If it is even a moderately thick steak, like an inch or so, this whole process is a recipe for a thick overcooked band and a raw center.

And

And of course, there’s always Sous Vide:

And insane sous vide wizardry:

KosherDosher has more insane experiments (two aging temps before the cooking temp), but for thicker steaks, you really want a gentle cook followed by a hot sear. Doing it all with high heat will stink up your house, set off your fire alarms and mess up an expensive steak.

If we’re talking thin steaks, under an inch, valid as anything. Roughly how I do skirt steaks.


#3

Interesting!!!

So, I will seek out steaks that aren’t super thick, thank you!

Sous Vide machines creep me out, too artificial for my cookery culture and I hate what plastic has done for endocrine disruption and our oceans so I can’t get inspired about it. But I know they are loved by some in the LCHF/keto way of life, and the fabulous Dr. Eades have sold them! “Vivre et laisser vivre” as they say…

Marinades though, are fascinating alchemy. I love me some red wine or rice wine vinegar and spices soaked meat myself, even made a bit sweet n’ sour by adding a small amount of chopped dried peel or dates, depending on quantity of meat and how that works out per serving for carbs :smiley:


(Banting & Yudkin & Atkins & Eadeses & Cordain & Taubes & Volek & Naiman & Bikman ) #4

Funny you should mention marinades.

That said, I marinade most poultry I cook, making sure that I understand it’s a surface deal. I wet brine some pork loin products, where it’s particularly lean, like pork chops. An hour in 6% salt water or salt water plus Prague Powder (curing salt), if I want a hammy aspect.

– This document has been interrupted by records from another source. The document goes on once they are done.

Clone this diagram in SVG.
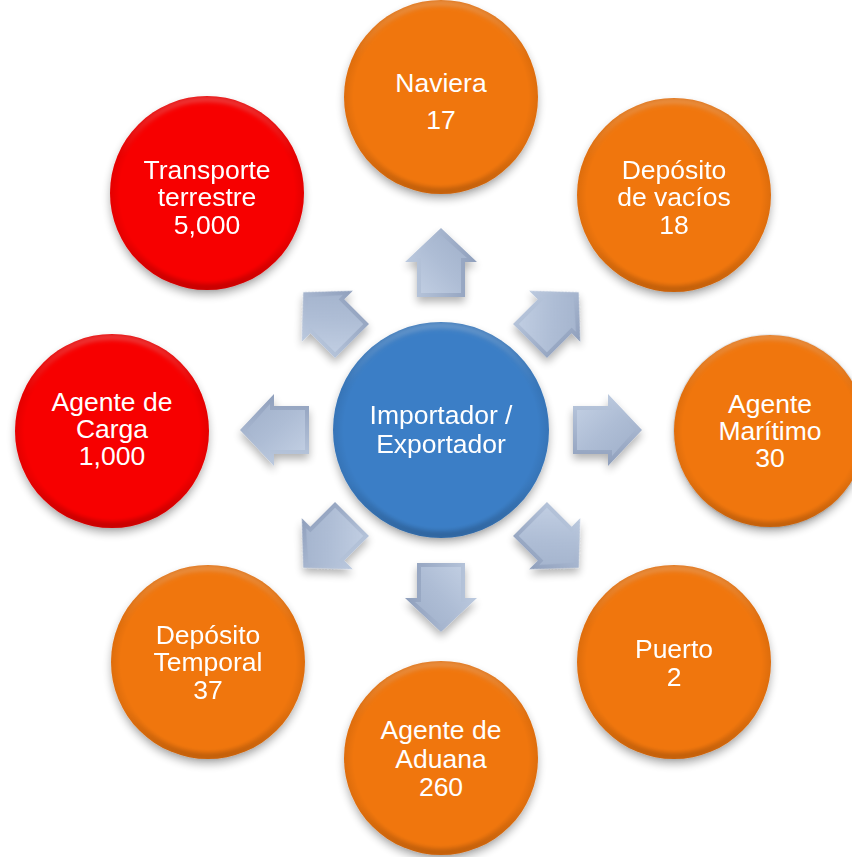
<svg xmlns="http://www.w3.org/2000/svg" width="852" height="857" viewBox="0 0 852 857">
<style>
.t{font-family:"Liberation Sans",Arial,sans-serif;font-size:26.5px;fill:#fff;text-anchor:middle}
.or{fill:#f07611}
.rd{fill:#f70202}
.bl{fill:#3b7ec6}
</style>
<defs>
<filter id="sh" x="-20%" y="-20%" width="140%" height="150%">
<feGaussianBlur in="SourceAlpha" stdDeviation="4"/>
<feOffset dx="0" dy="5" result="b"/>
<feComponentTransfer><feFuncA type="linear" slope="0.3"/></feComponentTransfer>
<feMerge><feMergeNode/><feMergeNode in="SourceGraphic"/></feMerge>
</filter>
<filter id="bl2"><feGaussianBlur stdDeviation="2"/></filter>
<linearGradient id="bev" x1="0" y1="0" x2="0" y2="1">
<stop offset="0" stop-color="#fff" stop-opacity="0.22"/>
<stop offset="0.3" stop-color="#fff" stop-opacity="0"/>
<stop offset="0.75" stop-color="#000" stop-opacity="0"/>
<stop offset="1" stop-color="#000" stop-opacity="0.16"/>
</linearGradient>
<radialGradient id="edge" cx="0.5" cy="0.5" r="0.5">
<stop offset="0.9" stop-color="#000" stop-opacity="0"/>
<stop offset="1" stop-color="#000" stop-opacity="0.08"/>
</radialGradient>
<linearGradient id="aOut" x1="0" y1="0" x2="0" y2="1">
<stop offset="0" stop-color="#bccadf"/>
<stop offset="1" stop-color="#8f9fbc"/>
</linearGradient>
<linearGradient id="aIn" x1="0" y1="0" x2="1" y2="1">
<stop offset="0" stop-color="#c2cfe3"/>
<stop offset="0.5" stop-color="#aebdd5"/>
<stop offset="1" stop-color="#a0b0ca"/>
</linearGradient>
<g id="arrow">
<polygon points="-34,-24 1,-24 1,-36 35,0 1,36 1,24 -34,24" fill="url(#aOut)"/>
<polygon points="-30,-20 5,-20 5,-26 28,0 5,26 5,20 -30,20" fill="url(#aIn)"/>
</g>
<g id="bevel">
<circle r="97" fill="url(#edge)"/>
<circle r="94" fill="none" stroke="url(#bev)" stroke-width="6" filter="url(#bl2)"/>
</g>
</defs>
<rect width="852" height="857" fill="#fff"/>

<g id="connectors" filter="url(#sh)">
<use href="#arrow" transform="translate(441,263) rotate(-90)"/>
<use href="#arrow" transform="translate(554,317) rotate(-45)"/>
<use href="#arrow" transform="translate(607,430)"/>
<use href="#arrow" transform="translate(554,543) rotate(45)"/>
<use href="#arrow" transform="translate(441,597) rotate(90)"/>
<use href="#arrow" transform="translate(328,543) rotate(135)"/>
<use href="#arrow" transform="translate(275,430) rotate(180)"/>
<use href="#arrow" transform="translate(328,317) rotate(-135)"/>
</g>

<g id="center">
<circle cx="441" cy="430" r="108" class="bl" filter="url(#sh)"/>
<g transform="translate(441,430) scale(1.113)"><use href="#bevel"/></g>
<text class="t" x="441" y="424">Importador /</text>
<text class="t" x="441" y="453">Exportador</text>
</g>

<g id="naviera">
<circle cx="441" cy="97" r="97" class="or" filter="url(#sh)"/>
<use href="#bevel" x="441" y="97"/>
<text class="t" x="441" y="92">Naviera</text>
<text class="t" x="441" y="129">17</text>
</g>

<g id="deposito-vacios">
<circle cx="674" cy="195" r="97" class="or" filter="url(#sh)"/>
<use href="#bevel" x="674" y="195"/>
<text class="t" x="674" y="179">Depósito</text>
<text class="t" x="674" y="206">de vacíos</text>
<text class="t" x="674" y="234">18</text>
</g>

<g id="agente-maritimo">
<circle cx="770" cy="431" r="96" class="or" filter="url(#sh)"/>
<use href="#bevel" x="770" y="431"/>
<text class="t" x="770" y="413">Agente</text>
<text class="t" x="770" y="440">Marítimo</text>
<text class="t" x="770" y="467">30</text>
</g>

<g id="puerto">
<circle cx="674" cy="662" r="97" class="or" filter="url(#sh)"/>
<use href="#bevel" x="674" y="662"/>
<text class="t" x="674" y="658">Puerto</text>
<text class="t" x="674" y="686">2</text>
</g>

<g id="agente-aduana">
<circle cx="441" cy="758" r="97" class="or" filter="url(#sh)"/>
<use href="#bevel" x="441" y="758"/>
<text class="t" x="441" y="739">Agente de</text>
<text class="t" x="441" y="768">Aduana</text>
<text class="t" x="441" y="796">260</text>
</g>

<g id="deposito-temporal">
<circle cx="208" cy="662" r="97" class="or" filter="url(#sh)"/>
<use href="#bevel" x="208" y="662"/>
<text class="t" x="208" y="644">Depósito</text>
<text class="t" x="208" y="671">Temporal</text>
<text class="t" x="208" y="699">37</text>
</g>

<g id="agente-carga">
<circle cx="112" cy="431" r="97" class="rd" filter="url(#sh)"/>
<use href="#bevel" x="112" y="431"/>
<text class="t" x="112" y="411">Agente de</text>
<text class="t" x="112" y="438">Carga</text>
<text class="t" x="112" y="465">1,000</text>
</g>

<g id="transporte">
<circle cx="207" cy="193" r="97" class="rd" filter="url(#sh)"/>
<use href="#bevel" x="207" y="193"/>
<text class="t" x="207" y="179">Transporte</text>
<text class="t" x="207" y="206">terrestre</text>
<text class="t" x="207" y="234">5,000</text>
</g>
</svg>
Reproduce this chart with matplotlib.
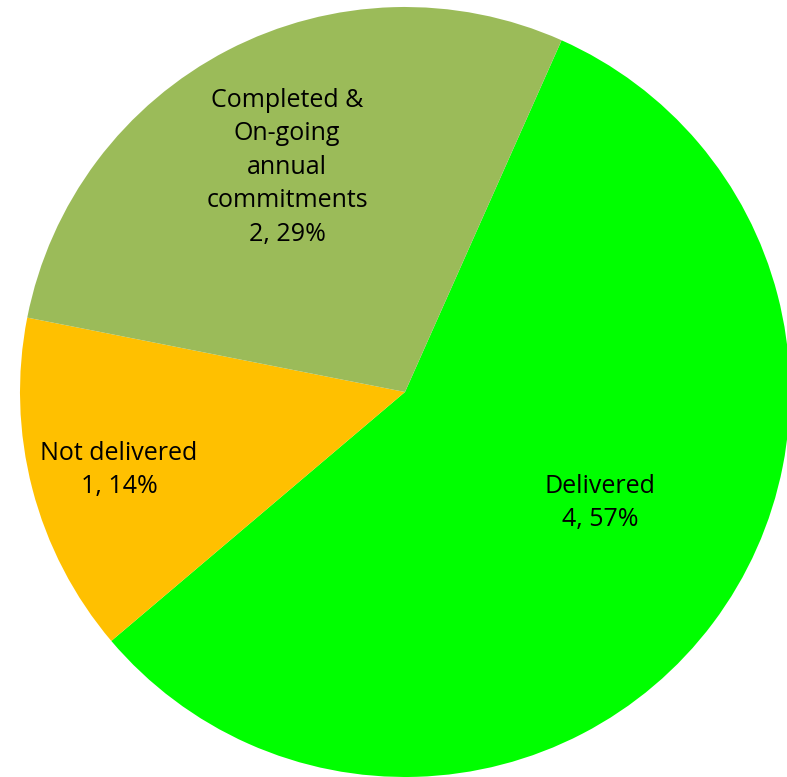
import matplotlib.pyplot as plt

labels = ["Delivered", "Not delivered", "Completed &\nOn-going\nannual\ncommitments"]
values = [4, 1, 2]
colors = ["#00FF00", "#FFC000", "#9BBB59"]
# label anchor offsets (fraction of radius)
label_pos = [(0.506, -0.288), (-0.743, -0.203), (-0.306, 0.584)]

total = sum(values)

fig = plt.figure(figsize=(7.87, 7.77), dpi=100)
ax = fig.add_axes([(405 - 385) / 787, (385 - 385) / 777, 770 / 787, 770 / 777])
ax.pie(values, colors=colors, startangle=66, counterclock=False,
       wedgeprops=dict(linewidth=0))
ax.set_xlim(-1, 1)
ax.set_ylim(-1, 1)
ax.set_aspect("equal")
ax.axis("off")

for lab, v, (x, y) in zip(labels, values, label_pos):
    txt = f"{lab}\n{v}, {round(v / total * 100)}%"
    ax.text(x, y, txt, ha="center", va="center", fontsize=18,
            family="Open Sans", linespacing=1.45)

fig.savefig("out.png", dpi=100)
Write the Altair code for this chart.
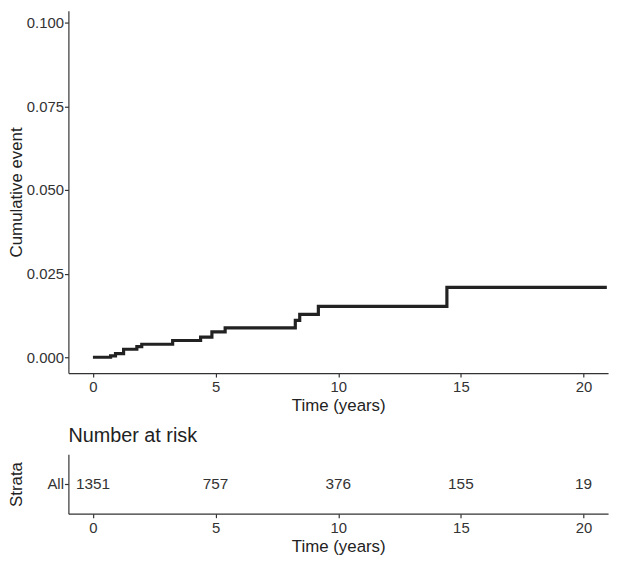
import altair as alt
import pandas as pd

# Cumulative event curve (step function)
times = [0, 0.72, 0.92, 1.25, 1.79, 1.99, 3.25, 4.39, 4.85, 5.39, 8.25, 8.43, 9.19, 14.43, 20.95]
cum_event = [0, 0.0004, 0.0011, 0.0024, 0.0032, 0.0039, 0.005, 0.006, 0.0076, 0.0088, 0.011, 0.0128, 0.0152, 0.0209, 0.0209]

# Number at risk table
risk_times = [0, 5, 10, 15, 20]
risk_counts = [1351, 757, 376, 155, 19]
strata = ["All"] * 5

x_ticks = [0, 5, 10, 15, 20]
y_ticks = [0, 0.025, 0.05, 0.075, 0.1]

FONT = "Liberation Sans, Arial, sans-serif"

curve_df = pd.DataFrame({"time": times, "cum": cum_event})
risk_df = pd.DataFrame({"time": risk_times, "n": risk_counts, "strata": strata})

x_scale = alt.Scale(domain=[-1, 21], nice=False, zero=False)

def xaxis():
    return alt.Axis(values=x_ticks, title="Time (years)", grid=False, labelFontSize=15,
                    titleFontSize=17, labelPadding=3, titlePadding=3, tickSize=4)

def yaxis(title, **kw):
    return alt.Axis(title=title, grid=False, labelFontSize=15, titleFontSize=17, tickSize=4,
                    labelPadding=1, minExtent=43, maxExtent=43, titlePadding=0, **kw)

top = alt.Chart(curve_df).mark_line(
    interpolate="step-after", color="#222222", strokeWidth=3.2, strokeCap="butt"
).encode(
    x=alt.X("time:Q", scale=x_scale, axis=xaxis()),
    y=alt.Y("cum:Q", scale=alt.Scale(domain=[-0.00473, 0.10355], nice=False, zero=False),
            axis=yaxis("Cumulative event", values=y_ticks, format=".3f")),
).properties(width=545, height=366)

bottom = alt.Chart(risk_df).mark_text(fontSize=15.5, color="#333333", font=FONT).encode(
    x=alt.X("time:Q", scale=x_scale, axis=xaxis()),
    y=alt.Y("strata:N", axis=yaxis("Strata")),
    text=alt.Text("n:Q"),
).properties(
    width=545, height=60,
    title=alt.TitleParams("Number at risk", anchor="start", frame="group", fontSize=20,
                          fontWeight="normal", color="#222222", font=FONT, offset=8),
)

chart = alt.vconcat(top, bottom, spacing=13).properties(padding=0).configure_view(
    stroke=None
).configure_axis(
    labelFont=FONT, titleFont=FONT, labelColor="#333333", titleColor="#222222",
    titleFontWeight="normal", domainColor="#333333", tickColor="#333333",
    domainWidth=1.2, tickWidth=1.2,
)

chart.save("out.html", embed_options={"renderer": "svg", "actions": False})
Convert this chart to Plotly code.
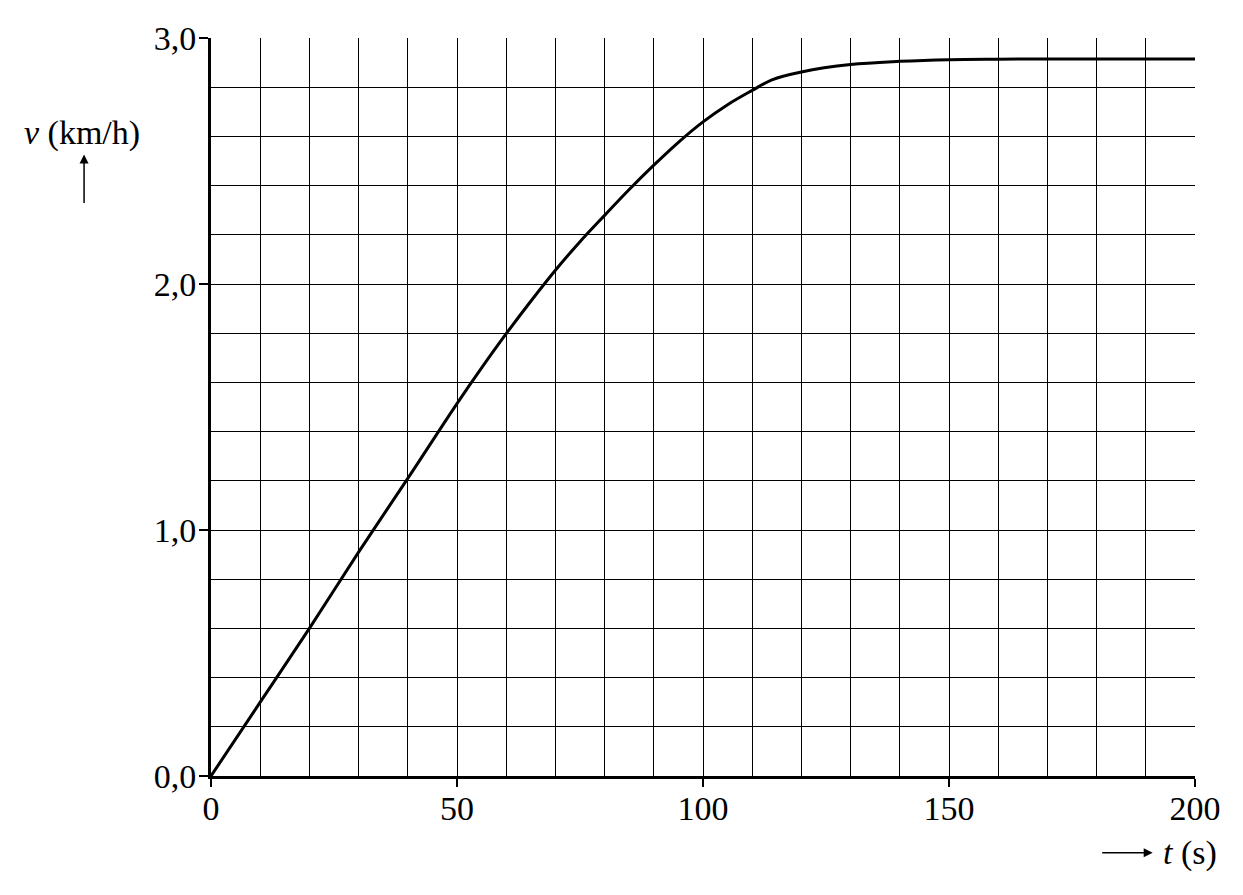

Dr. Mike started me in Sous Vide about nine years ago. Live and let indeed.


#5

Marinades AND Brinerades? Very important info there, thanks!!!

I had a French post-steak fry jus gravy with a bit of red wine, shallots, garlic, sea salt and all the fat, it was SUPERB, with a side of broccoli n’ butter. The whole house smells like… boeuf bourgoinon, or an old chateau restaurant in France. I didn’t even miss the traditional potatoes or crusty bread. Mmm nom nom noms.